WASHINGTON — President Barack Obama is basing part of his reelection campaign on the conceit that George W. Bush bequeathed him a deep economic and diplomatic mess that he has managed to clean up.
But Obama will put the nasty digs of the campaign trail to one side Thursday, as he welcomes the former president back to the White House, for the ceremonial unveiling of his official portrait.
White House spokesman Jay Carney insisted that there would be no hard feelings on show, from Obama’s side at least, saying that the few men who had shared the loneliness of office had much to share.
“There’s not a lot of need to talk about where they differ,” Carney said.
“There are differences there without question between his approach and the approach and the policies of his predecessor,” Carney said.
“(But) I think there is a community here with very few members that transcends political and policy differences.”
Carney noted that former presidents Bill Clinton and George Bush — father of George W. — fought a tough campaign in 1992 but started to bond a few years later when the Democratic president invited his predecessor back to the White House to see his portrait hung in the presidential mansion.

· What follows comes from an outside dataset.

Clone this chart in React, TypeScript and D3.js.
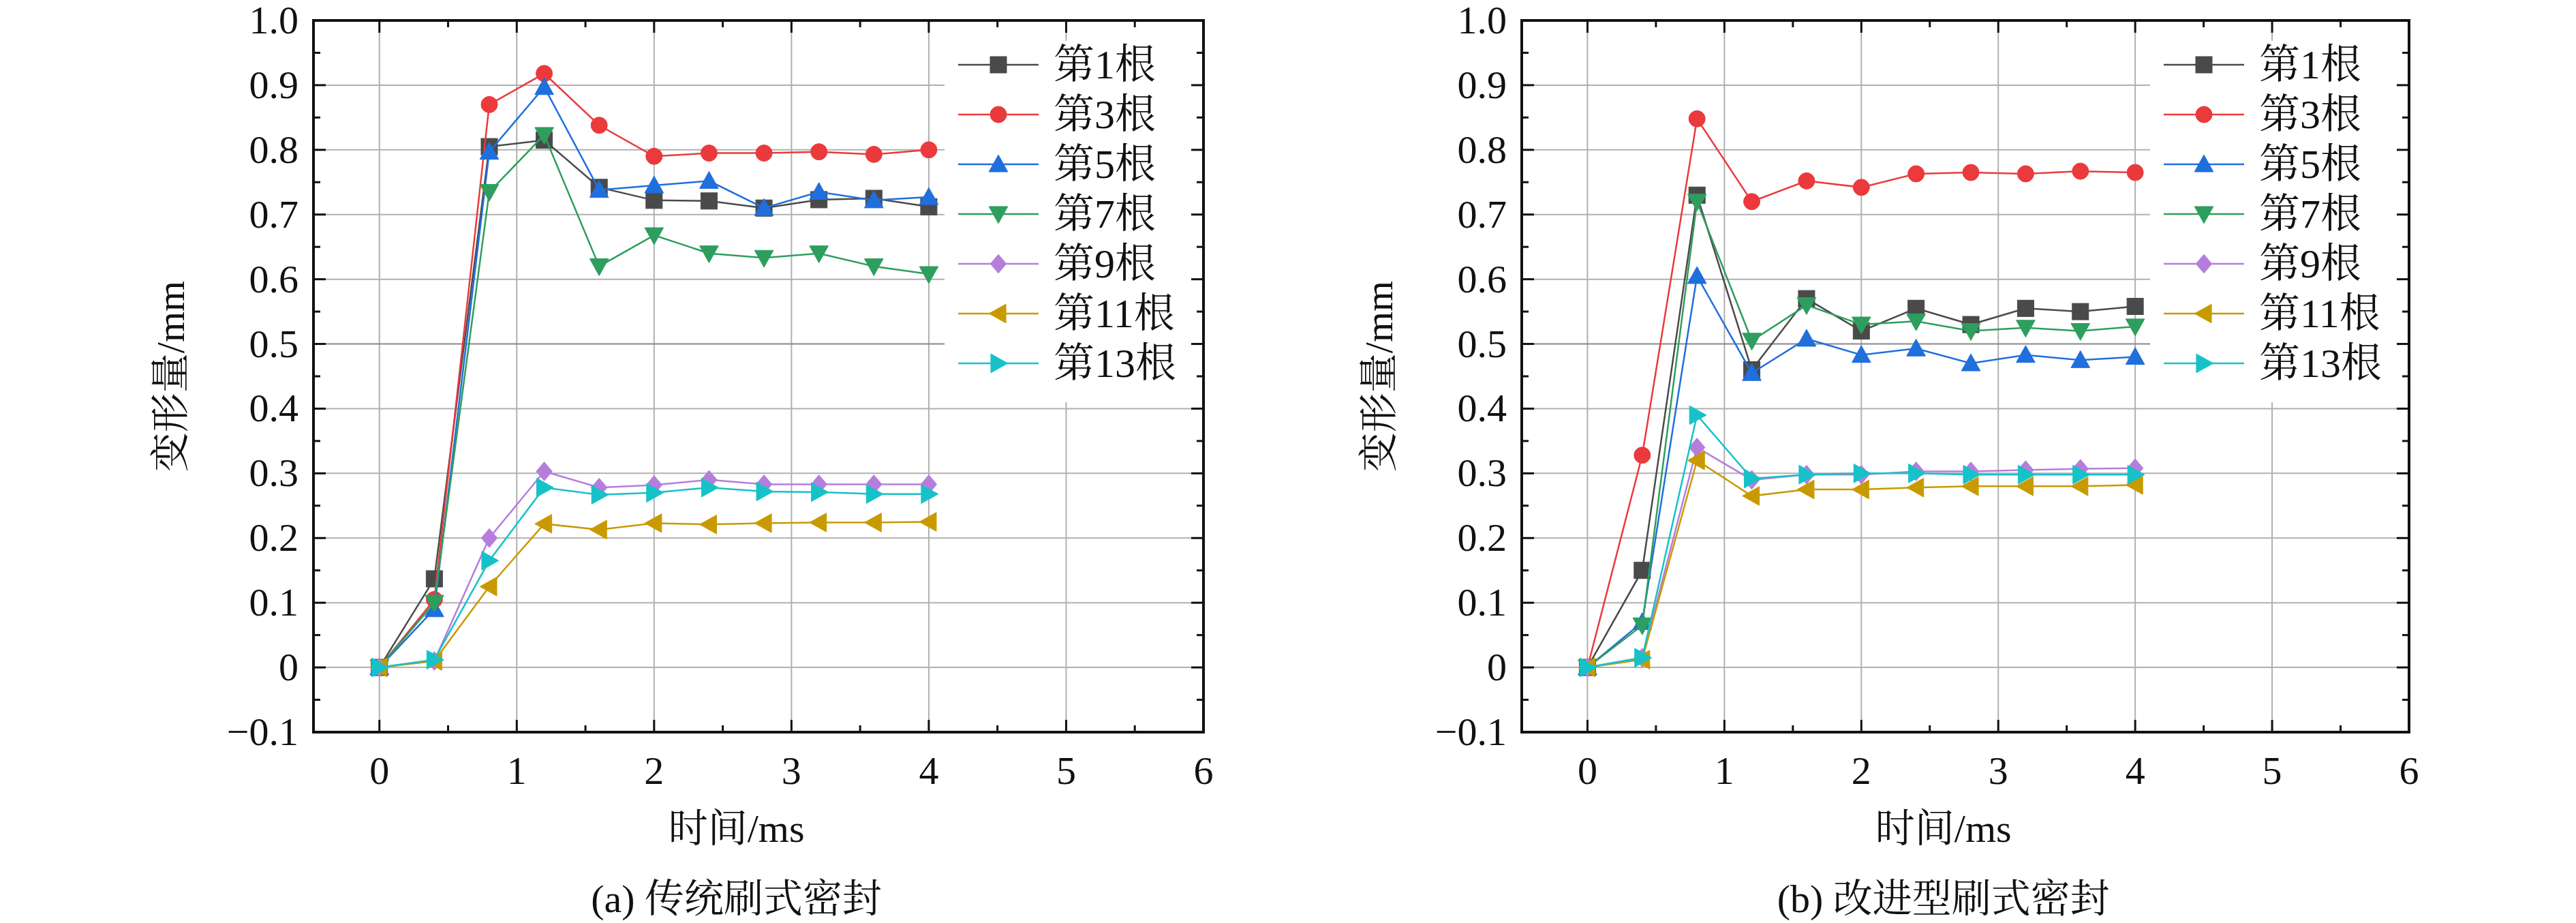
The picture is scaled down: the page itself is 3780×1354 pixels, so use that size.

George Bush and Clinton became firm friends and both frequently laud one another in public to this day.
The second former president Bush will return to the presidential mansion a few weeks after the publication of a new book examining the fraternity that exists between retired US commanders-in-chief.
“The President’s Club,” by Time magazine journalists Nancy Gibbs and Michael Duffy, relates how former president’s advise their successors behind the scenes, and occasionally irk the men that follow them in the Oval Office.